Mei Mei the Bunny
- Author: Laufey
- Illustrator: Lauren O'Hara
- Publisher: Penguin
- Publication date: 21 April 2026
- ISBN: 979-8-217-05174-8

= Mei Mei the Bunny =

2026 book by Laufey

Mei Mei the Bunny is the debut children's picture book written by Icelandic singer-songwriter Laufey and illustrated by Dublin artist Lauren O'Hara. It was published on 21 April 2026, through Penguin Workshop.

== Background ==
Laufey expanded her mascot character Mei Mei the Bunny (妹妹 (mèimei); lit. 'younger sister') into a picture book. Mei Mei the Bunny originated in 2024 through the Laufey Book Club (founded in 2022). Mei Mei the Bunny's plot was inspired by classical music education. The book explores themes of self-expression, overcoming mistakes, and finding one's voice.
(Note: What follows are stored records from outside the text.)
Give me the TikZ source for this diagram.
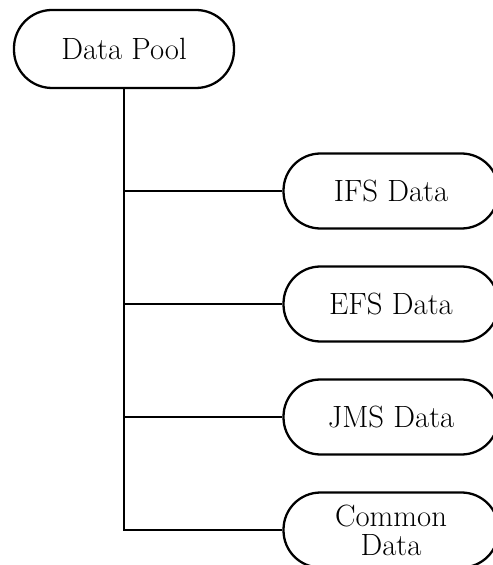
\documentclass[tikz,border=0pt]{standalone}

\begin{document}
\begin{tikzpicture}[line width=1.3pt,font=\fontsize{17.5pt}{16.5pt}\selectfont,
  pool/.style={draw,rectangle,rounded corners=0.76cm,minimum width=4.4cm,minimum height=1.56cm,inner sep=0pt},
  store/.style={draw,rectangle,rounded corners=0.74cm,minimum width=4.3cm,minimum height=1.5cm,inner sep=0pt,align=center}]

\useasboundingbox (0,0) rectangle (9.84,-11.3);

\node[pool] (P) at (2.48,-0.98) {Data Pool};

\node[store] (I) at (7.82,-3.82) {IFS Data};
\node[store] (E) at (7.82,-6.08) {EFS Data};
\node[store] (J) at (7.82,-8.34) {JMS Data};
\node[store] (C) at (7.82,-10.6) {Common\\Data};

\draw (P.south) |- (I.west);
\draw (P.south) |- (E.west);
\draw (P.south) |- (J.west);
\draw (P.south) |- (C.west);

\end{tikzpicture}
\end{document}
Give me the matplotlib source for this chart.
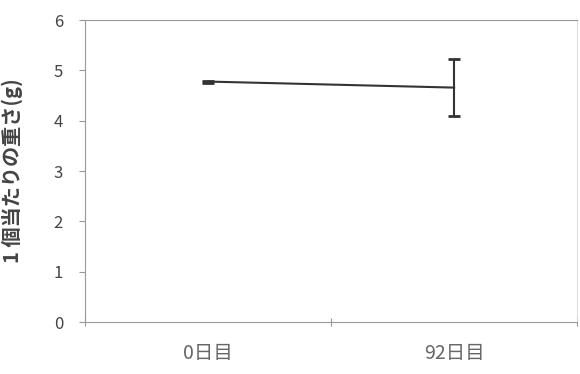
import numpy as np
import matplotlib as mpl
import matplotlib.pyplot as plt

days = ['0日目', '92日目']
weight = [4.78, 4.66]
err = [0.02, 0.56]

mpl.rcParams['font.family'] = ['Noto Sans CJK JP', 'DejaVu Sans']
mpl.rcParams['font.size'] = 10

fig = plt.figure(figsize=(5.8, 3.74), dpi=100)
ax = fig.add_axes([0.147, 0.139, 0.848, 0.807])

x = np.arange(len(days))
ax.errorbar(x, weight, yerr=err, color='#333333', lw=1.5, capsize=4, capthick=2,
            elinewidth=1.5)

ax.set_xlim(-0.5, 1.5)
ax.set_ylim(0, 6)
ax.set_yticks(range(0, 7))
ax.set_xticks([-0.5, 0.5, 1.5], minor=False)
ax.set_xticklabels([])
ax.set_xticks(x, minor=True)
ax.set_xticklabels(days, minor=True, color='#666666', fontsize=14)
ax.tick_params(axis='x', which='minor', length=0, pad=15)
ax.tick_params(axis='x', which='major', direction='inout', length=6, color='#999999')
ax.tick_params(axis='y', direction='out', length=4, color='#999999', labelcolor='#444444',
               labelsize=12, pad=12)

for s in ['left', 'bottom', 'top']:
    ax.spines[s].set_color('#999999')
ax.spines['right'].set_color('#dddddd')

ax.set_ylabel('1 個当たりの重さ(g)', color='#444444', fontsize=14.5, fontweight='bold')
ax.yaxis.set_label_coords(-0.126, 0.5)

fig.savefig('out.png', dpi=100)
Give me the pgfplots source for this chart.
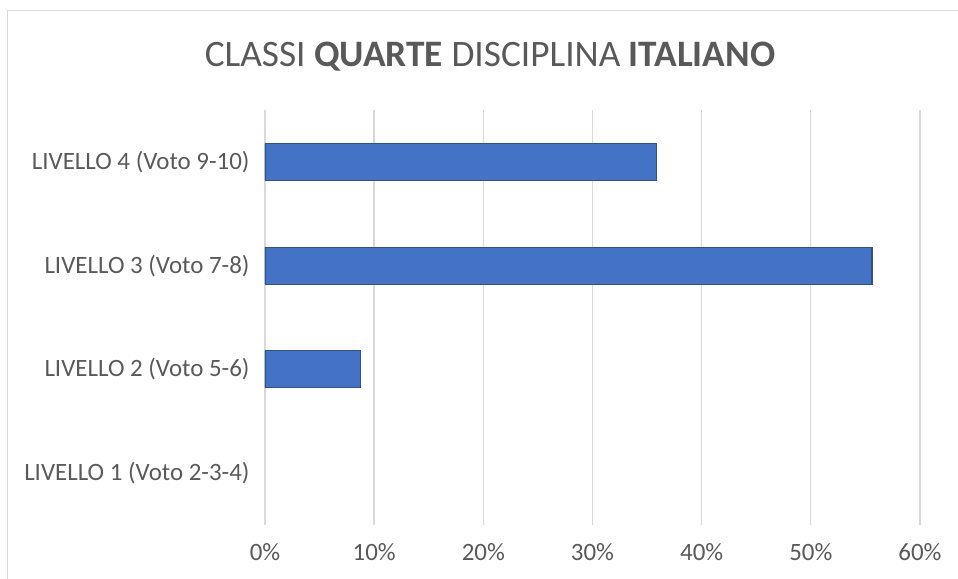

Laufey describes the project as a meaningful expansion of Mei Mei's world and hopes it inspires readers of all ages.

== Plot ==
The story centers around Mei Mei, a young girl with aspirations of becoming a musician, who trains intensely for her first show at the H'Opera House. With her recital fast approaching, she feels a lot of stage fright and anxiety. While performing, she commits an error in technique when she plays the wrong note. The story revolves around how she deals with the situation and comes to understand that being perfect is not necessary in music.